Hey Dennis1209... I am with you on how much work canning can be. I started this year with some apple butter. Had to peel about a ton of apples to get 4 pints of product. But, I keep working at it. I've added a pressure canner so that I can do some other stuff that can't be water bath canned. It works well. I'm lucky on the gas range part. Plenty of heat available.

I wonder if you could use a turkey fryer or fish fryer burner? It wouldn't be completely convenient to run back and forth outside but you should have plenty of BTU's to keep a nice rolling boil.

Mark

While I haven't tried a turkey burner, I have used a Camp Chef 2 burner for pressure and waterbath canning. Works great.

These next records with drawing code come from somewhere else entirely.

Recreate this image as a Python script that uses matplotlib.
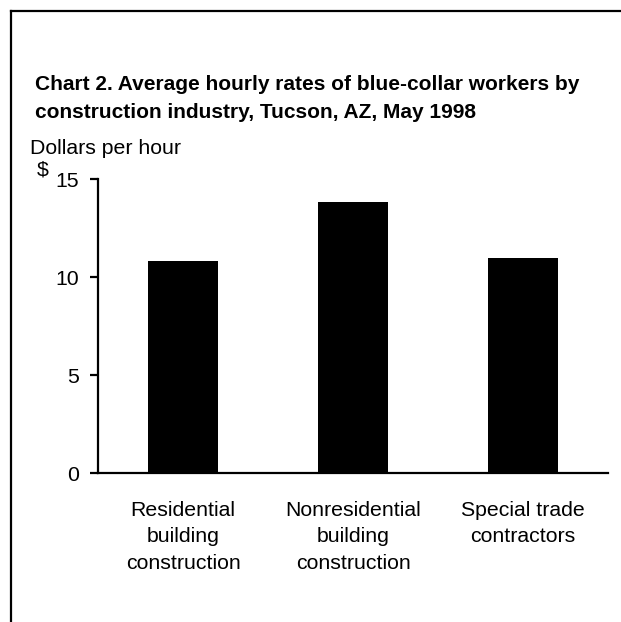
import matplotlib.pyplot as plt
from matplotlib.lines import Line2D

plt.rcParams['font.family'] = ['Liberation Sans', 'DejaVu Sans']

categories = ['Residential\nbuilding\nconstruction',
              'Nonresidential\nbuilding\nconstruction',
              'Special trade\ncontractors']
rates = [10.8, 13.85, 10.95]
yticks = [0, 5, 10, 15]

fig = plt.figure(figsize=(6.21, 6.22), dpi=100)
ax = fig.add_axes([0.158, 0.2395, 0.821, 0.4725])

x = range(len(categories))
ax.bar(x, rates, width=0.41, color='black')
ax.set_xlim(-0.5, 2.5)
ax.set_ylim(0, 15)
ax.set_yticks(yticks)
ax.set_xticks(list(x))
ax.set_xticklabels(categories, fontsize=15.3, linespacing=1.5)

for s in ['top', 'right']:
    ax.spines[s].set_visible(False)
for s in ['left', 'bottom']:
    ax.spines[s].set_linewidth(1.6)
ax.tick_params(axis='y', length=6, width=1.6, labelsize=15.3, pad=8)
ax.tick_params(axis='x', length=0, pad=20)

fig.text(35/621, 1 - 85/622, 'Chart 2. Average hourly rates of blue-collar workers by',
         fontsize=15, fontweight='bold', va='center')
fig.text(35/621, 1 - 112/622, 'construction industry, Tucson, AZ, May 1998',
         fontsize=15, fontweight='bold', va='center')
fig.text(30/621, 1 - 148/622, 'Dollars per hour', fontsize=15.3, va='center')
fig.text(37/621, 1 - 170/622, '$', fontsize=15.3, va='center')

# frame around the chart (left and top only)
fig.add_artist(Line2D([11/621, 11/621], [0, 1 - 11/622], color='black', lw=1.6))
fig.add_artist(Line2D([11/621, 1], [1 - 11/622, 1 - 11/622], color='black', lw=1.6))

fig.savefig('out.png', dpi=100)
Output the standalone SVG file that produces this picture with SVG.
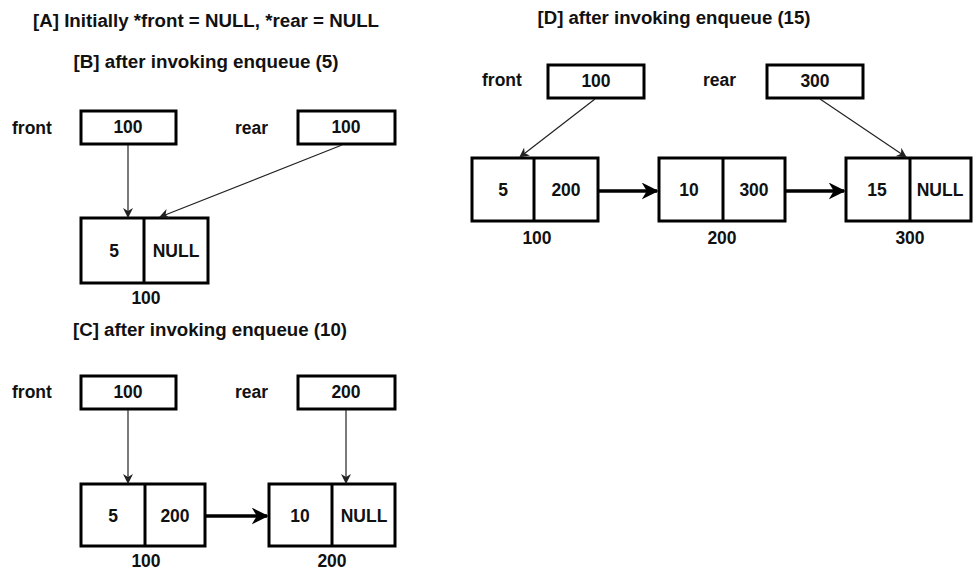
<svg xmlns="http://www.w3.org/2000/svg" width="974" height="571" viewBox="0 0 974 571">
<style>
text{font-family:"Liberation Sans",Arial,sans-serif;font-weight:bold;font-size:17.5px;fill:#111;text-anchor:middle;dominant-baseline:central}
.lbl{text-anchor:start}
.box{fill:#fff;stroke:#000;stroke-width:3}
.div{stroke:#000;stroke-width:3}
.ptr{stroke:#222;stroke-width:1.2;fill:none}
.nxt{stroke:#000;stroke-width:3.5;fill:none}
</style>
<defs>
<marker id="ah" viewBox="0 0 10 10" refX="9" refY="5" markerWidth="10" markerHeight="10" markerUnits="userSpaceOnUse" orient="auto"><path d="M0,0 L10,5 L0,10 L3,5 Z" fill="#222"/></marker>
<marker id="ah2" viewBox="0 0 10 10" refX="9" refY="5" markerWidth="17" markerHeight="17" markerUnits="userSpaceOnUse" orient="auto"><path d="M0,0 L10,5 L0,10 L3,5 Z" fill="#000"/></marker>
</defs>
<rect width="974" height="571" fill="#fff"/>
<g id="titles">
<text x="206" y="21" textLength="346" lengthAdjust="spacingAndGlyphs">[A] Initially *front = NULL, *rear = NULL</text>
<text x="206" y="62" textLength="265" lengthAdjust="spacingAndGlyphs">[B] after invoking enqueue (5)</text>
<text x="210" y="330" textLength="274" lengthAdjust="spacingAndGlyphs">[C] after invoking enqueue (10)</text>
<text x="674" y="18" textLength="273" lengthAdjust="spacingAndGlyphs">[D] after invoking enqueue (15)</text>
</g>
<g id="B-front"><text class="lbl" x="12" y="128">front</text><rect class="box" x="81" y="111" width="95" height="33"/><text x="128" y="127">100</text></g>
<g id="B-rear"><text class="lbl" x="235" y="128">rear</text><rect class="box" x="298" y="111" width="97" height="33"/><text x="346" y="127">100</text></g>
<g id="B-node100"><rect class="box" x="81" y="218" width="127" height="65"/><line class="div" x1="144" y1="218" x2="144" y2="283"/><text x="114" y="251">5</text><text x="176" y="251">NULL</text><text x="146" y="298">100</text></g>
<g id="C-front"><text class="lbl" x="12" y="392">front</text><rect class="box" x="81" y="376" width="95" height="33"/><text x="128" y="392">100</text></g>
<g id="C-rear"><text class="lbl" x="235" y="392">rear</text><rect class="box" x="298" y="376" width="97" height="33"/><text x="346" y="392">200</text></g>
<g id="C-node100"><rect class="box" x="81" y="484" width="124" height="62"/><line class="div" x1="145" y1="484" x2="145" y2="546"/><text x="113" y="516">5</text><text x="175" y="516">200</text><text x="146" y="561">100</text></g>
<g id="C-node200"><rect class="box" x="269" y="484" width="126" height="62"/><line class="div" x1="332" y1="484" x2="332" y2="546"/><text x="300" y="516">10</text><text x="364" y="516">NULL</text><text x="332" y="561">200</text></g>
<g id="D-front"><text class="lbl" x="482" y="80">front</text><rect class="box" x="548" y="65" width="96" height="33"/><text x="596" y="81">100</text></g>
<g id="D-rear"><text class="lbl" x="703" y="80">rear</text><rect class="box" x="767" y="65" width="96" height="33"/><text x="815" y="81">300</text></g>
<g id="D-node100"><rect class="box" x="472" y="158" width="126" height="63"/><line class="div" x1="534" y1="158" x2="534" y2="221"/><text x="503" y="190">5</text><text x="566" y="190">200</text><text x="537" y="238">100</text></g>
<g id="D-node200"><rect class="box" x="659" y="158" width="126" height="63"/><line class="div" x1="723" y1="158" x2="723" y2="221"/><text x="689" y="190">10</text><text x="754" y="190">300</text><text x="722" y="238">200</text></g>
<g id="D-node300"><rect class="box" x="846" y="158" width="125" height="63"/><line class="div" x1="910" y1="158" x2="910" y2="221"/><text x="877" y="190">15</text><text x="940" y="190">NULL</text><text x="910" y="238">300</text></g>
<g id="connectors">
<line class="ptr" x1="128" y1="145" x2="128" y2="217" marker-end="url(#ah)"/>
<line class="ptr" x1="342" y1="145" x2="160" y2="217" marker-end="url(#ah)"/>
<line class="ptr" x1="128" y1="410" x2="128" y2="483" marker-end="url(#ah)"/>
<line class="ptr" x1="346" y1="410" x2="346" y2="483" marker-end="url(#ah)"/>
<line class="nxt" x1="206" y1="516" x2="267" y2="516" marker-end="url(#ah2)"/>
<line class="ptr" x1="595" y1="99" x2="520" y2="157" marker-end="url(#ah)"/>
<line class="ptr" x1="820" y1="99" x2="906" y2="157" marker-end="url(#ah)"/>
<line class="nxt" x1="599" y1="191" x2="657" y2="191" marker-end="url(#ah2)"/>
<line class="nxt" x1="786" y1="191" x2="844" y2="191" marker-end="url(#ah2)"/>
</g>
</svg>
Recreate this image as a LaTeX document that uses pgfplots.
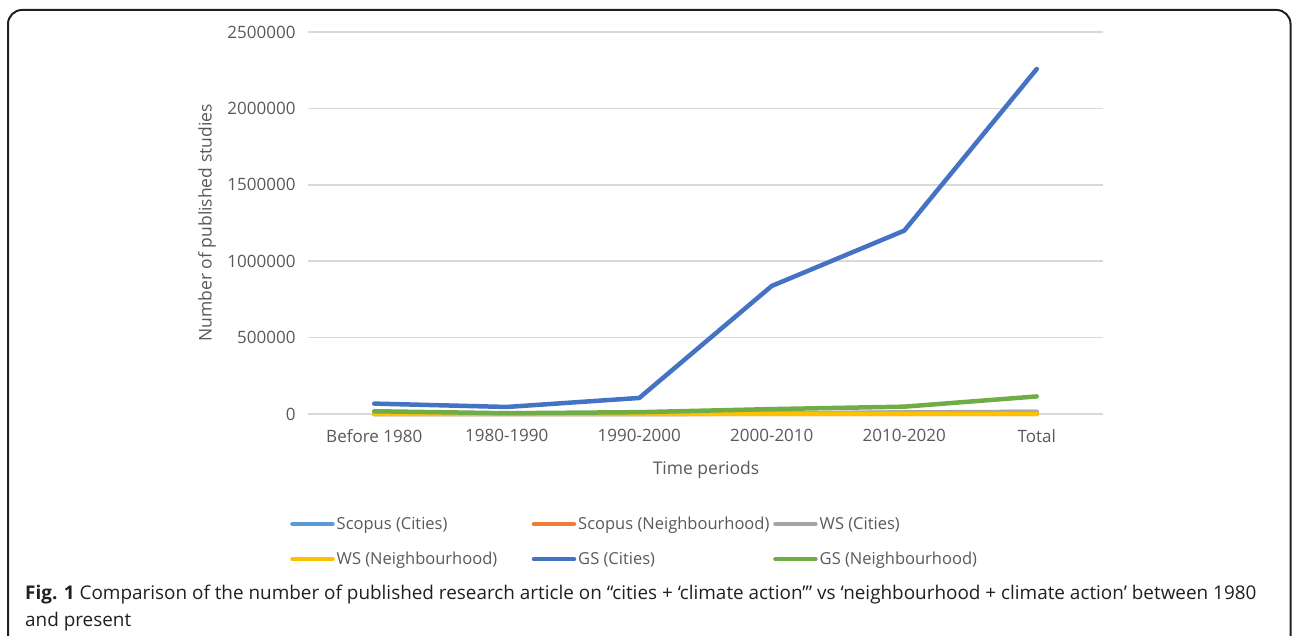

From folks I've talked to about using a turkey fryer, and from what I've read on other forums, a turkey fryer will work. But the challenge is turning one down low enough and keeping them lit.

A turkey fryer has a high btu output for it's designed purpose. It seems folks have had some success by either building a windscreen so that when it turned down as low as possible it doesn't blow out, or using some form of metal to raise the canner up higher over the flames.

:2cents:

Posted

The tomatoes, chilis, and asparagus in my garden all look great, but not the cucumbers - they're kinda limp and yellow. Any ideas? I've been trying to keep them watered, and they're growing ok and don't taste bad, but they are just not right.

Posted

The tomatoes, chilis, and asparagus in my garden all look great, but not the cucumbers - they're kinda limp and yellow. Any ideas? I've been trying to keep them watered, and they're growing ok and don't taste bad, but they are just not right.

Our primary cuke bed has finished it's run. But we managed to get a good crop of various pickles out of it. They were looking as you describe during their last week before I pulled them. This heat is wrecking havoc on many plants.

Since you're keeping them well watered, you might want to try an organic nitrogen supplement. I don't know if it'll help, but my other cuke plants, just a couple in 2 other beds, have responded well to a healthy application of COF.

We are really into hot weather season plants now, like you described....tomatoes, chilis, okra, etc.